Is this a Functor or Monad?

Question

I implemented my own Promise structure in C# and wanted to test the concept in Haskell so after some severe brain workouts (still very new to this) I produced

data Promise f a =  PendingPromise f | ResolvedPromise a | BrokenPromise deriving( Show )

class Future p where
        later :: (b -> c) -> p (a -> b) b -> p (a -> c) c
        resolve :: p (a -> b) a -> a -> p (a -> b) b

instance Future Promise where
        later g (PendingPromise f) = PendingPromise (g . f)
        later g (ResolvedPromise a) = ResolvedPromise (g a)
        resolve (PendingPromise f) a = ResolvedPromise (f a)

Figuring out how to write this datatype Promise f a was a real headache.
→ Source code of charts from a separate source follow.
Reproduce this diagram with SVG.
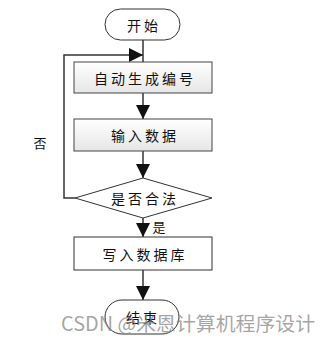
<svg xmlns="http://www.w3.org/2000/svg" width="331" height="341" viewBox="0 0 331 341">
<defs>
<linearGradient id="g" x1="0" y1="0" x2="0" y2="1"><stop offset="0" stop-color="#ffffff"/><stop offset="1" stop-color="#e6e6e6"/></linearGradient>
<marker id="avd" viewBox="0 0 14 14" markerWidth="14" markerHeight="14" refX="14" refY="7" orient="auto" markerUnits="userSpaceOnUse"><path d="M0,0 L14,7 L0,14 Z" fill="#111"/></marker>
</defs>
<style>
.n{fill:#fff;stroke:#333;stroke-width:1}
.b{fill:url(#g);stroke:#444;stroke-width:1}
.t{font-family:"Noto Sans CJK SC","Noto Sans",sans-serif;font-size:14px;fill:#111;text-anchor:middle;dominant-baseline:central;letter-spacing:3px}
.c{fill:none;stroke:#333;stroke-width:1.5}
.l{font-family:"Noto Sans CJK SC",sans-serif;font-size:13px;fill:#111;text-anchor:middle;dominant-baseline:central}
</style>
<rect width="331" height="341" fill="#fff"/>
<g id="connectors">
<path class="c" d="M143,40 V62" />
<path class="c" d="M143,93 V119" marker-end="url(#avd)"/>
<path class="c" d="M143,151 V178" marker-end="url(#avd)"/>
<path class="c" d="M143,218 V237" marker-end="url(#avd)"/>
<path class="c" d="M143,270 V300" marker-end="url(#avd)"/>
<path class="c" d="M75,198 H64 V55 H143" marker-end="url(#avd)"/>
<text class="l" x="40" y="142">否</text>
<text class="l" x="159" y="226">是</text>
</g>
<g id="start"><rect class="n" x="105" y="9" width="75" height="31" rx="15.5"/><text class="t" x="144" y="25">开始</text></g>
<g id="auto"><rect class="b" x="74" y="62" width="138" height="31"/><text class="t" x="145" y="77.5">自动生成编号</text></g>
<g id="input"><rect class="b" x="74" y="119" width="138" height="32"/><text class="t" x="145" y="135">输入数据</text></g>
<g id="check"><polygon class="n" points="143,178 212,198 143,218 75,198"/><text class="t" x="145" y="198">是否合法</text></g>
<g id="write"><rect class="n" x="74" y="237" width="138" height="33"/><text class="t" x="145" y="253.5">写入数据库</text></g>
<g id="end"><rect class="n" x="105" y="300" width="74" height="34" rx="17"/><text class="t" x="143" y="317">结束</text></g>
<text x="61" y="331" font-family="'Noto Sans CJK SC',sans-serif" font-size="19.5" textLength="254" lengthAdjust="spacingAndGlyphs" fill="#888" fill-opacity="0.75">CSDN @米恩计算机程序设计</text>
</svg>
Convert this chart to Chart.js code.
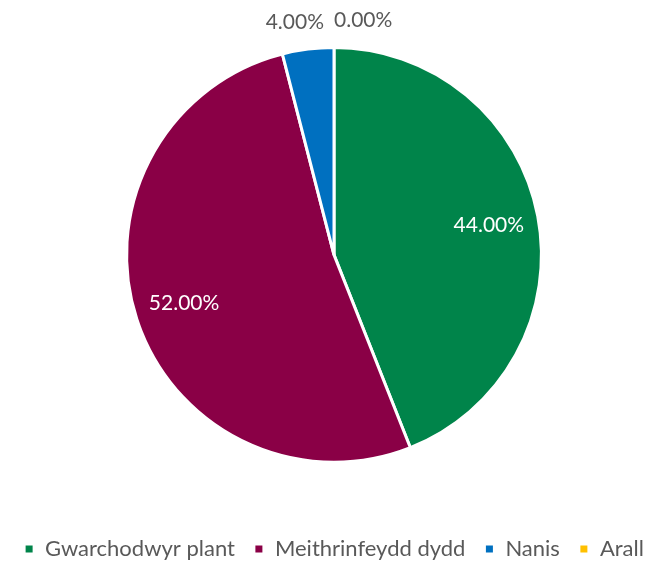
<!DOCTYPE html>
<html>
<head>
<meta charset="utf-8">
<script src="https://cdn.jsdelivr.net/npm/chart.js@4/dist/chart.umd.min.js"></script>
<style>
  html, body { margin: 0; padding: 0; background: #fff; }
  #wrap { width: 668px; height: 562px; }
</style>
</head>
<body>
<div id="wrap"><canvas id="chart"></canvas></div>
<script>
const categories = ['Gwarchodwyr plant', 'Meithrinfeydd dydd', 'Nanis', 'Arall']
const shares = [44, 52, 4, 0]
const colors = ['#00844a', '#8a0046', '#0070c0', '#ffc000']

const FONT = 'Lato, "Open Sans", sans-serif'

// draws the percentage labels, inside big slices and outside small ones
const sliceLabels = {
  id: 'sliceLabels',
  afterDatasetsDraw(chart) {
    const ctx = chart.ctx
    const meta = chart.getDatasetMeta(0)
    ctx.save()
    ctx.font = '21px ' + FONT
    ctx.textBaseline = 'middle'
    meta.data.forEach((arc, i) => {
      const v = shares[i]
      const { x, y, startAngle, endAngle, outerRadius } = arc.getProps(['x', 'y', 'startAngle', 'endAngle', 'outerRadius'], true)
      const mid = (startAngle + endAngle) / 2
      const txt = v.toFixed(2) + '%'
      if (v >= 10) {
        const d = outerRadius * 0.76
        ctx.fillStyle = '#ffffff'
        ctx.textAlign = 'center'
        ctx.fillText(txt, x + Math.cos(mid) * d, y + Math.sin(mid) * d)
      } else {
        const d = outerRadius + 27
        let lx = x + Math.cos(mid) * d
        const ly = y + Math.sin(mid) * d
        ctx.fillStyle = '#595959'
        if (Math.cos(mid) >= -0.01) {
          ctx.textAlign = 'left'
          lx = Math.max(lx, x - 1)
        } else {
          ctx.textAlign = 'right'
          lx = Math.max(lx, x - 10)
        }
        ctx.fillText(txt, lx, ly)
      }
    })
    ctx.restore()
  },
}

new Chart(document.getElementById('chart'), {
  type: 'pie',
  data: {
    labels: categories,
    datasets: [
      {
        data: shares,
        backgroundColor: colors,
        borderColor: '#ffffff',
        borderWidth: 3,
      },
    ],
  },
  options: {
    responsive: true,
    maintainAspectRatio: false,
    animation: false,
    layout: { padding: { top: 46, bottom: -8 } },
    plugins: {
      legend: {
        display: true,
        position: 'bottom',
        // empty title only used as a spacer between pie and legend
        title: { display: true, text: '', font: { size: 1 }, padding: { top: 54, bottom: 0 } },
        labels: {
          boxWidth: 10,
          boxHeight: 10,
          padding: 19,
          color: '#595959',
          font: { family: FONT, size: 22 },
        },
      },
      tooltip: { enabled: false },
    },
  },
  plugins: [sliceLabels],
})
</script>
</body>
</html>
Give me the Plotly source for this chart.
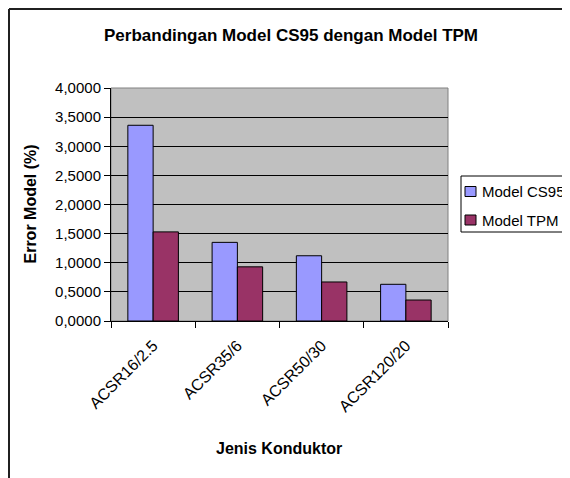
import plotly.graph_objects as go

categories = ["ACSR16/2.5", "ACSR35/6", "ACSR50/30", "ACSR120/20"]
cs95 = [3.36, 1.35, 1.12, 0.63]
tpm = [1.53, 0.93, 0.67, 0.36]
y_ticks = [0, 0.5, 1.0, 1.5, 2.0, 2.5, 3.0, 3.5, 4.0]
series_names = ["Model CS95", "Model TPM"]
series_colors = ["#9999FF", "#993366"]

FONT = "Liberation Sans"

# page offset (body margin) compensation
OFF = 8
W, H = 570, 478
PL, PT, PR, PB = 111, 88, 448, 321  # plot area in screen pixels
L = PL - OFF
T = PT - OFF
pw, ph = PR - PL, PB - PT
R = W - L - pw
B = H - T - ph

def px_x(x):
    return (x - PL) / pw

def px_y(y):
    return (PB - y) / ph

fig = go.Figure()
for name, vals, col in zip(series_names, [cs95, tpm], series_colors):
    fig.add_trace(go.Bar(x=categories, y=vals, name=name,
                         marker=dict(color=col, line=dict(color="black", width=1))))

annotations = [
    dict(text="<b>Perbandingan Model CS95 dengan Model TPM</b>", xref="paper", yref="paper",
         x=px_x(291), y=px_y(35), xanchor="center", yanchor="middle", showarrow=False,
         font=dict(family=FONT, size=17, color="black")),
    dict(text="<b>Error Model (%)</b>", xref="paper", yref="paper",
         x=px_x(30), y=0.5, xanchor="center", yanchor="middle", textangle=-90,
         showarrow=False, font=dict(family=FONT, size=16, color="black")),
    dict(text="<b>Jenis Konduktor</b>", xref="paper", yref="paper",
         x=px_x(279), y=px_y(448), xanchor="center", yanchor="middle",
         showarrow=False, font=dict(family=FONT, size=16, color="black")),
]

# frame (only top and left edges visible in the reference)
shapes = [
    dict(type="rect", xref="paper", yref="paper", x0=0, x1=1, y0=0, y1=1,
         line=dict(color="#808080", width=1), layer="below"),
    dict(type="line", xref="paper", yref="paper", x0=px_x(OFF + 1), x1=px_x(600),
         y0=px_y(OFF + 1), y1=px_y(OFF + 1), line=dict(color="#202020", width=2)),
    dict(type="line", xref="paper", yref="paper", x0=px_x(OFF + 1), x1=px_x(OFF + 1),
         y0=px_y(OFF + 1), y1=px_y(500), line=dict(color="#202020", width=2)),
    # legend box
    dict(type="rect", xref="paper", yref="paper", x0=px_x(461), x1=px_x(575),
         y0=px_y(232), y1=px_y(176), line=dict(color="black", width=1),
         fillcolor="white"),
]

# custom legend entries
legend_rows = [191.5, 220.0]
for name, col, yc in zip(series_names, series_colors, legend_rows):
    shapes.append(dict(type="rect", xref="paper", yref="paper",
                       x0=px_x(465), x1=px_x(476), y0=px_y(yc + 5), y1=px_y(yc - 5),
                       line=dict(color="black", width=1), fillcolor=col))
    annotations.append(dict(text=name, xref="paper", yref="paper",
                            x=px_x(480), y=px_y(yc), xanchor="left", yanchor="middle",
                            showarrow=False,
                            font=dict(family=FONT, size=15, color="black")))

fig.update_layout(
    width=W, height=H,
    margin=dict(l=L, r=R, t=T, b=B, autoexpand=False),
    paper_bgcolor="white",
    plot_bgcolor="#C0C0C0",
    separators=",.",
    barmode="group",
    bargap=0.4,
    bargroupgap=0,
    font=dict(family=FONT, size=15, color="black"),
    showlegend=False,
    xaxis=dict(tickangle=-45, ticks="outside", tickson="boundaries", ticklen=6,
               tickcolor="black", showline=True, linecolor="black", linewidth=1,
               ticklabelstandoff=8,
               tickfont=dict(family=FONT, size=16, color="black")),
    yaxis=dict(range=[0, 4], tickvals=y_ticks, tickformat=".4f",
               ticks="outside", ticklen=6, tickcolor="black",
               showline=True, linecolor="black", linewidth=1,
               showgrid=True, gridcolor="black", gridwidth=1,
               zeroline=False,
               tickfont=dict(family=FONT, size=15, color="black")),
    annotations=annotations,
    shapes=shapes,
)

fig.write_html("out.html")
Anyway, the later method seems to be some sort of Applicative Functor and Promises are supposed to be Monads. Is it possible for me to make Promise an instance of some class and get this functionality instead of implementing my own class Future?

---

Edit Thanks to @bheklilr the later function was proven to be fmap in disguise with a little redefinition of the datatype

data Promise a b =  PendingPromise (a -> b) | ResolvedPromise b | BrokenPromise

instance Functor (Promise c) where
    fmap f (PendingPromise g) = PendingPromise (f . g)
    fmap f (ResolvedPromise a) = ResolvedPromise (f a)
    fmap f BrokenPromise = BrokenPromise

Knowing that (Promise a) is a Functor, it is easier to see why is a Monad.

Answer 1

Yes, it is a monad. The easiest way to see this is observing Promise f a ≅ Maybe (Either f a), thus it's also isomorphic to the transformer equivalent which has an already-proven standard monad instance.
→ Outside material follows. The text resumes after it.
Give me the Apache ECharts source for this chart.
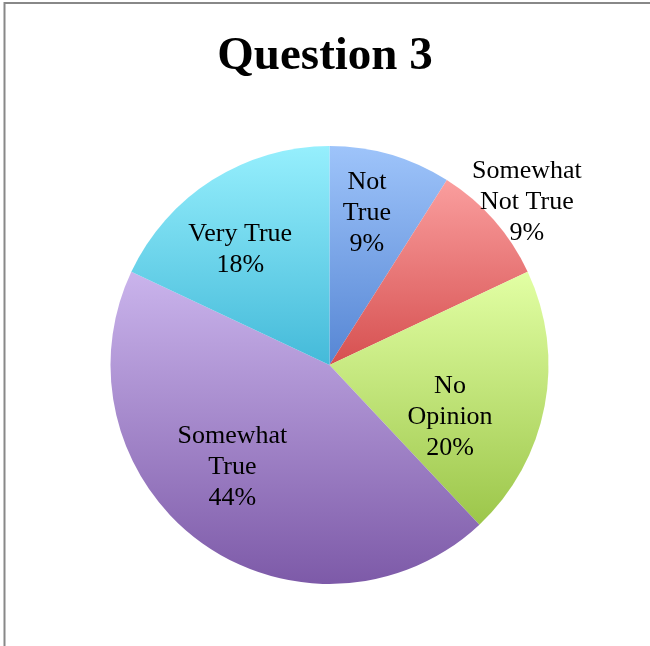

type Promise' f = ErrorT f Maybe

promise2Trafo :: Promise f a -> Promise' f a
promise2Trafo (PendingPromise f) = ErrorT . Just $ Left f
promise2Trafo (ResolvedPromise a) = ErrorT . Just $ Right a
promise2Trafo BrokenPromise = ErrorT Nothing

trafo2Promise :: Promise' f a -> Promise f a
trafo2Promise = ... -- straightforward inverse of `promise2Trafo`

instance Applicative Promise where
  pure = trafo2Promise . pure
  fp <*> xp = trafo2Promise $ promise2Trafo fp <*> promise2Trafo xp

and so on.

Answer 2

What you'll want to do is try to implement the instance for Functor and check if it conforms to the Functor Laws. Start with the instance:

instance Functor (Promise f) where
    fmap f (PendingPromise g) = PendingPromise g
    fmap f (ResolvedPromise a) = ResolvedPromise (f a)
    fmap f BrokenPromise = BrokenPromise

Does this conform to the Functor Laws? Since the cases for PendingPromise and BrokenPromise are always the identity, I'll exclude them for brevity:

-- fmap id = id
fmap id (ResolvedPromise a) = ResolvedPromise (id a) = ResolvedPromise a

-- fmap (f . g) = fmap f . fmap g
fmap (f . g) (ResolvedPromise a) = ResolvedPromise (f (g a))
fmap f (fmap g (ResolvedPromise a)) = fmap f (ResolvedPromise (g a)) = ResolvedPromise (f (g a))

So yes, it does conform to the Functor laws.

Next, see if you can write the Applicative and Monad instances and prove that they conform to the respective laws. If you can write an instance that does, then your data type is a Monad, irrespective of the Future class.